Superfluid phases of $^3$He in a periodic confined geometry

Abstract: Predictions and discoveries of new phases of superfluid $^3$He in confined geometries, as well as novel topological excitations confined to surfaces and edges of near a bounding surface of $^3$He, are driving the fields of superfluid $^3$He infused into porous media, as well as the fabrication of sub-micron to nano-scale devices for controlled studies of quantum fluids. In this report we consider superfluid $^3$He confined in a periodic geometry, specifically a two-dimensional lattice of square, sub-micron-scale boundaries ("posts") with translational invariance in the third dimension. The equilibrium phase(s) are inhomogeneous and depend on the microscopic boundary conditions imposed by a periodic array of posts. We present results for the order parameter and phase diagram based on strong pair breaking at the boundaries.

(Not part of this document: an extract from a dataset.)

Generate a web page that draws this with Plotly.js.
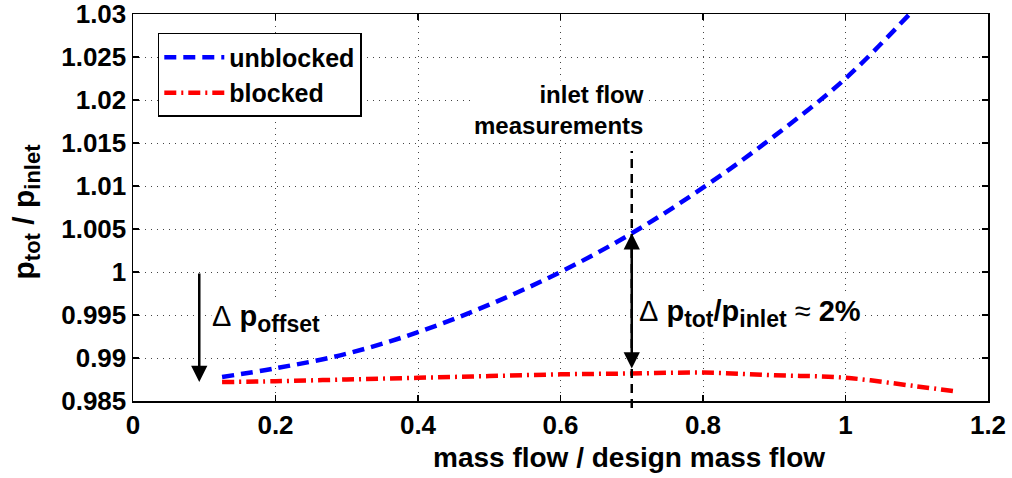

The ordered phases are obtained by numerically minimizing the Ginzburg-Landau free energy functional. We report results for the weak-coupling limit, appropriate at ambient pressure, as a function of temperature T, lattice spacing L, and post edge dimension, $d$. For all $d$ in which a superfluid transition occurs, we find a transition from the normal state to a periodic, inhomogeneous "polar" phase with $T_{c_1} < T_c$ for bulk superfluid $^3$He. For fixed lattice spacing, L, there is a critical post dimension, d_c, above which only the periodic polar phase is stable. For $d < d_c$ we find a second, low-temperature phase onsetting at $T_{c_2} < T_{c_1}$ from the polar phase to a periodic "B-like" phase. The low temperature phase is inhomogeneous, anisotropic and preserves time-reversal symmetry, but unlike the bulk B-phase has only $D_{4h}$ point symmetry.